WHAT TO PRODUCE: Transcribe the material verbatim in full; the pictures do not belong in the copy.

MATERIAL PROVIDED:
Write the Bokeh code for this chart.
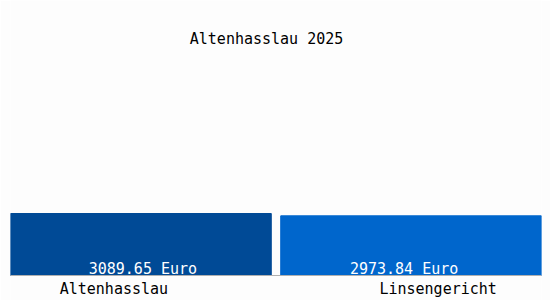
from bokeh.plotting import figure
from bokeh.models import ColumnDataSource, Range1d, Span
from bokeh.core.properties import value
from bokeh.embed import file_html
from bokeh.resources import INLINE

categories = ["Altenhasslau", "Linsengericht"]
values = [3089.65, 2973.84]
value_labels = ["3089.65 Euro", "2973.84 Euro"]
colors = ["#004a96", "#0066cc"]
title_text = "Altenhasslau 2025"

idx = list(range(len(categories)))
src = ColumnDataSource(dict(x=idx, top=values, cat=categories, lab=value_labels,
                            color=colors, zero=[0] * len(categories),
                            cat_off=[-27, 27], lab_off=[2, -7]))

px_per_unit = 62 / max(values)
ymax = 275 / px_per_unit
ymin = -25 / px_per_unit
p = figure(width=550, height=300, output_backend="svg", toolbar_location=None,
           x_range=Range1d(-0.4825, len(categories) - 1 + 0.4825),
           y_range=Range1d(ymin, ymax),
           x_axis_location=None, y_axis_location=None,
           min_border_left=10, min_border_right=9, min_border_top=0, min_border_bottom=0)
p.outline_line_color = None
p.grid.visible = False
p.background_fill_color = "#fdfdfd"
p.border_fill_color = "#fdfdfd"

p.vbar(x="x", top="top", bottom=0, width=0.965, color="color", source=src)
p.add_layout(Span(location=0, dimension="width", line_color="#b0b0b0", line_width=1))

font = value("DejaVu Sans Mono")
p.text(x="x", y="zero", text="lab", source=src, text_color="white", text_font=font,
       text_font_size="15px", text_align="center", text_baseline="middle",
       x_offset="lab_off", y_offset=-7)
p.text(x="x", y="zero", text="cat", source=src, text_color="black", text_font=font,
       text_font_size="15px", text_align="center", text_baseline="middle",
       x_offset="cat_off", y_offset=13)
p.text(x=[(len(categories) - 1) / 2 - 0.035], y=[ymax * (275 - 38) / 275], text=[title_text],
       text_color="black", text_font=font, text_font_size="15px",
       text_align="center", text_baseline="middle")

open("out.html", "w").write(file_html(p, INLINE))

SOLUTION:
Write the Bokeh code for this chart.
from bokeh.plotting import figure
from bokeh.models import ColumnDataSource, Range1d, Span
from bokeh.core.properties import value
from bokeh.embed import file_html
from bokeh.resources import INLINE

categories = ["Altenhasslau", "Linsengericht"]
values = [3089.65, 2973.84]
value_labels = ["3089.65 Euro", "2973.84 Euro"]
colors = ["#004a96", "#0066cc"]
title_text = "Altenhasslau 2025"

idx = list(range(len(categories)))
src = ColumnDataSource(dict(x=idx, top=values, cat=categories, lab=value_labels,
                            color=colors, zero=[0] * len(categories),
                            cat_off=[-27, 27], lab_off=[2, -7]))

px_per_unit = 62 / max(values)
ymax = 275 / px_per_unit
ymin = -25 / px_per_unit
p = figure(width=550, height=300, output_backend="svg", toolbar_location=None,
           x_range=Range1d(-0.4825, len(categories) - 1 + 0.4825),
           y_range=Range1d(ymin, ymax),
           x_axis_location=None, y_axis_location=None,
           min_border_left=10, min_border_right=9, min_border_top=0, min_border_bottom=0)
p.outline_line_color = None
p.grid.visible = False
p.background_fill_color = "#fdfdfd"
p.border_fill_color = "#fdfdfd"

p.vbar(x="x", top="top", bottom=0, width=0.965, color="color", source=src)
p.add_layout(Span(location=0, dimension="width", line_color="#b0b0b0", line_width=1))

font = value("DejaVu Sans Mono")
p.text(x="x", y="zero", text="lab", source=src, text_color="white", text_font=font,
       text_font_size="15px", text_align="center", text_baseline="middle",
       x_offset="lab_off", y_offset=-7)
p.text(x="x", y="zero", text="cat", source=src, text_color="black", text_font=font,
       text_font_size="15px", text_align="center", text_baseline="middle",
       x_offset="cat_off", y_offset=13)
p.text(x=[(len(categories) - 1) / 2 - 0.035], y=[ymax * (275 - 38) / 275], text=[title_text],
       text_color="black", text_font=font, text_font_size="15px",
       text_align="center", text_baseline="middle")

open("out.html", "w").write(file_html(p, INLINE))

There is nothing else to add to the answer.